The lengthy licensing process, Caruso explained, has also led to the proliferation of "unscrupulous actors" who use unqualified labor to check safety equipment and jobsite conditions. The dearth of safety managers has led to a logjam in the DOB pipeline that can only be remedied by adjusting the regulations or "fast-tracking" licensing applications.
The concern over safety conditions on New York City job sites has coincided with a building boom that saw construction-site accidents and injuries double between 2014 and 2015. In addition to requiring on-site safety coordinators and managers, the DOB also began a more stringent program of stop-work orders.
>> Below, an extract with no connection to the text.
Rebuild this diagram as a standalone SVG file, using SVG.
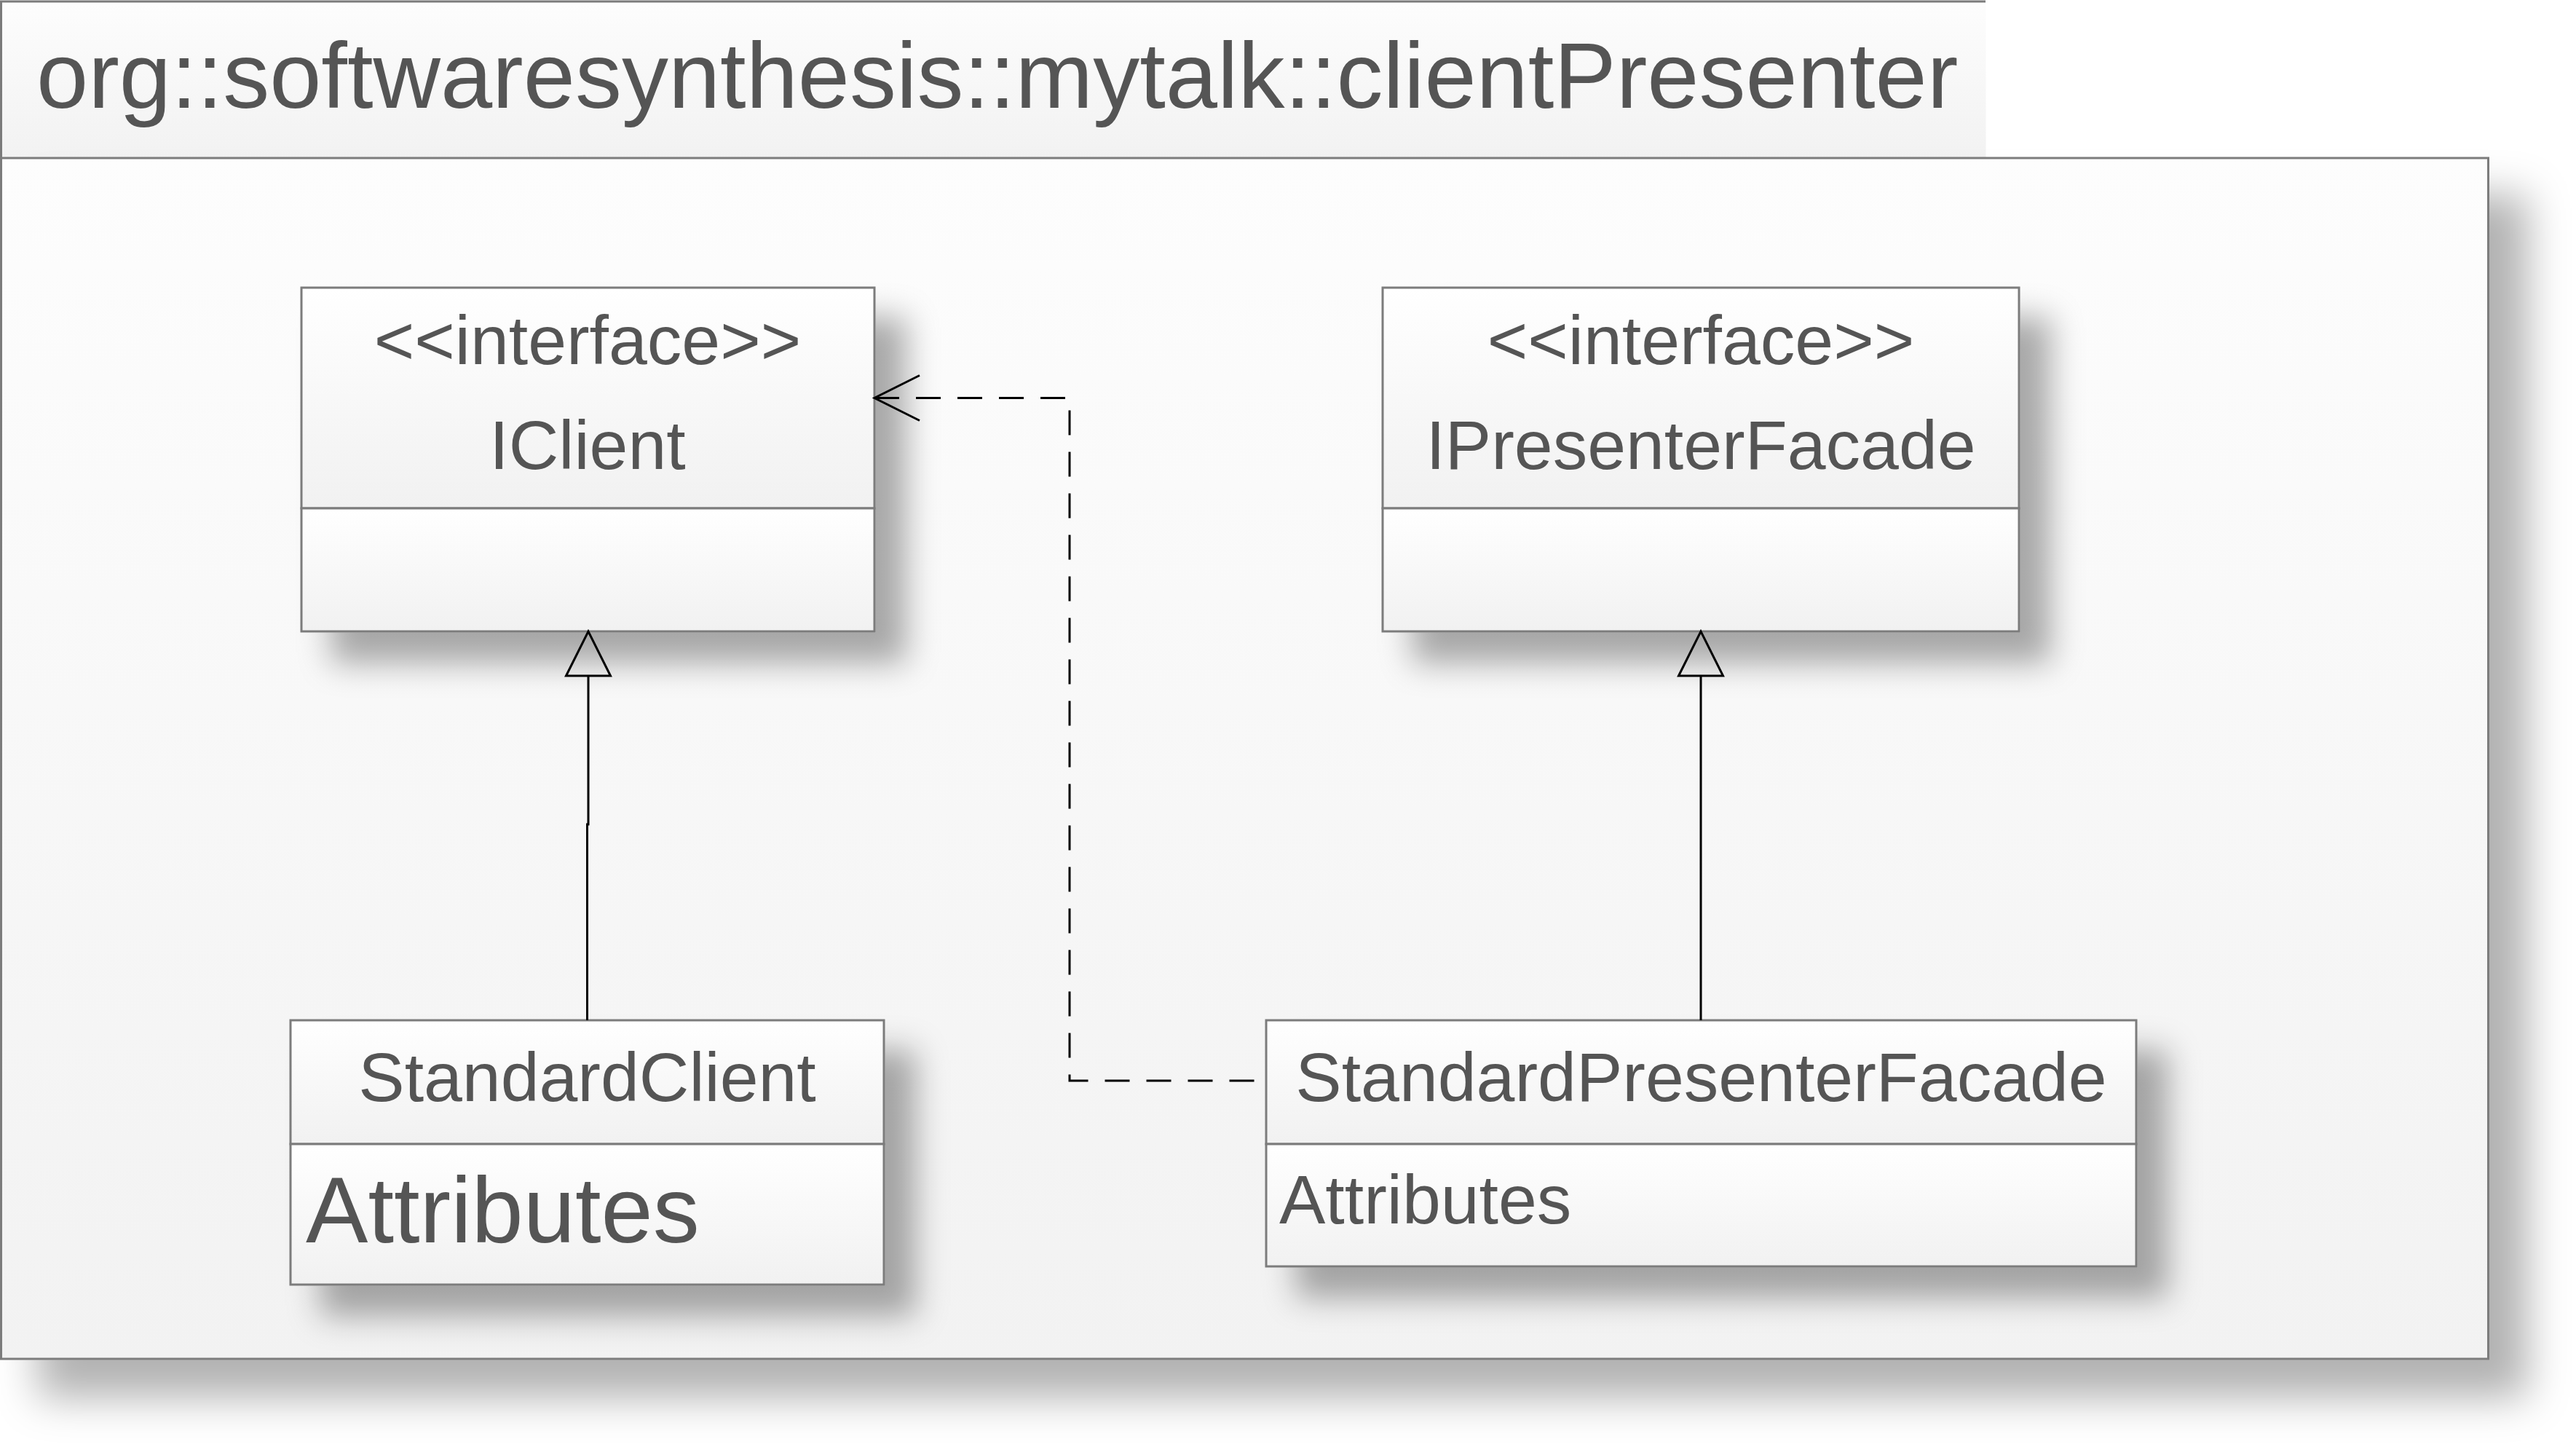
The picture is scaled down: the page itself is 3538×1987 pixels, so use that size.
<svg xmlns="http://www.w3.org/2000/svg" width="3538" height="1987" viewBox="0 0 3538 1987">
<defs>
  <style>
    .t { font-family: "Liberation Sans", Arial, sans-serif; fill: #555555; }
    .c { text-anchor: middle; font-size: 95px; }
    .box { fill: url(#gbox); stroke: #7b7b7b; stroke-width: 3; }
    .conn { fill: none; stroke: #000; stroke-width: 3; }
  </style>
  <linearGradient id="gbox" x1="0" y1="0" x2="0" y2="1">
    <stop offset="0" stop-color="#ffffff"/>
    <stop offset="1" stop-color="#f1f1f1"/>
  </linearGradient>
  <linearGradient id="gpkg" x1="0" y1="0" x2="0" y2="1">
    <stop offset="0" stop-color="#fdfdfd"/>
    <stop offset="1" stop-color="#f2f2f2"/>
  </linearGradient>
  <filter id="shBox" x="-20%" y="-20%" width="170%" height="200%">
    <feDropShadow dx="42" dy="42" stdDeviation="22" flood-color="#000" flood-opacity="0.33"/>
  </filter>
  <filter id="shPkg" x="-5%" y="-5%" width="115%" height="125%">
    <feDropShadow dx="52" dy="52" stdDeviation="28" flood-color="#000" flood-opacity="0.3"/>
  </filter>
  <marker id="triangle" markerUnits="userSpaceOnUse" viewBox="-3 -34 68 68" markerWidth="68" markerHeight="68" refX="0" refY="0" orient="auto" overflow="visible">
    <path d="M0 -30.5 L61 0 L0 30.5 Z" fill="none" stroke="#000" stroke-width="3" stroke-linejoin="miter"/>
  </marker>
  <marker id="openArrow" markerUnits="userSpaceOnUse" viewBox="-3 -34 68 68" markerWidth="68" markerHeight="68" refX="0" refY="0" orient="auto" overflow="visible">
    <path d="M62 -31 L0 0 L62 31" fill="none" stroke="#000" stroke-width="3"/>
  </marker>
</defs>

<rect x="0" y="0" width="3538" height="1987" fill="#ffffff"/>

<g id="package">
  <rect x="1.5" y="2" width="2726" height="215" fill="url(#gpkg)"/>
  <path d="M1.5 217 V2 H2727" fill="none" stroke="#7b7b7b" stroke-width="3"/>
  <rect x="1.5" y="217" width="3416" height="1649" fill="url(#gpkg)" stroke="#7b7b7b" stroke-width="3" filter="url(#shPkg)"/>
  <text class="t" x="50" y="148" font-size="128">org::softwaresynthesis::mytalk::clientPresenter</text>
</g>

<g id="IClient">
  <g filter="url(#shBox)">
    <rect class="box" x="414" y="395" width="787" height="303"/>
    <rect class="box" x="414" y="698" width="787" height="169"/>
  </g>
  <text class="t c" x="807" y="500">&lt;&lt;interface&gt;&gt;</text>
  <text class="t c" x="807" y="644">IClient</text>
</g>

<g id="IPresenterFacade">
  <g filter="url(#shBox)">
    <rect class="box" x="1899" y="395" width="874" height="303"/>
    <rect class="box" x="1899" y="698" width="874" height="169"/>
  </g>
  <text class="t c" x="2336" y="500">&lt;&lt;interface&gt;&gt;</text>
  <text class="t c" x="2336" y="644">IPresenterFacade</text>
</g>

<g id="StandardClient">
  <g filter="url(#shBox)">
    <rect class="box" x="399" y="1401" width="815" height="170"/>
    <rect class="box" x="399" y="1571" width="815" height="193"/>
  </g>
  <text class="t c" x="806.5" y="1512">StandardClient</text>
  <text class="t" x="420" y="1706" font-size="128">Attributes</text>
</g>

<g id="StandardPresenterFacade">
  <g filter="url(#shBox)">
    <rect class="box" x="1739" y="1401" width="1195" height="170"/>
    <rect class="box" x="1739" y="1571" width="1195" height="168"/>
  </g>
  <text class="t c" x="2336.5" y="1512">StandardPresenterFacade</text>
  <text class="t" x="1757" y="1680" font-size="95">Attributes</text>
</g>

<g id="connectors">
  <path class="conn" d="M806.5 1401 V1132 H808 V928" marker-end="url(#triangle)"/>
  <path class="conn" d="M2336 1401 V928" marker-end="url(#triangle)"/>
  <path class="conn" d="M1201 546.5 H1469 V1484 H1738" stroke-dasharray="34 23" marker-start="url(#openArrow)"/>
</g>
</svg>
In the first six months of 2016, alone, the agency issued 4,580 of the orders, 23% more than in the first half of 2015. The DOB has been accused of being too hasty in its decisions to shut down projects, but city officials have given no indication thus far that they're going to ease up, at least in the short-term.
The most recent safety-related suggestion from at least one city official is that the DOB begin classifying city injuries and deaths according to whether the workers are union or non-union. Unions have long held out its cumbersome work rules and higher wages as the trade-off for safer work sites. New York City Councilman Jumaane Williams, chair of the city's Committee on Housing and Buildings, said tracking accidents and injuries by union affiliation would determine "who’s safe and who isn’t."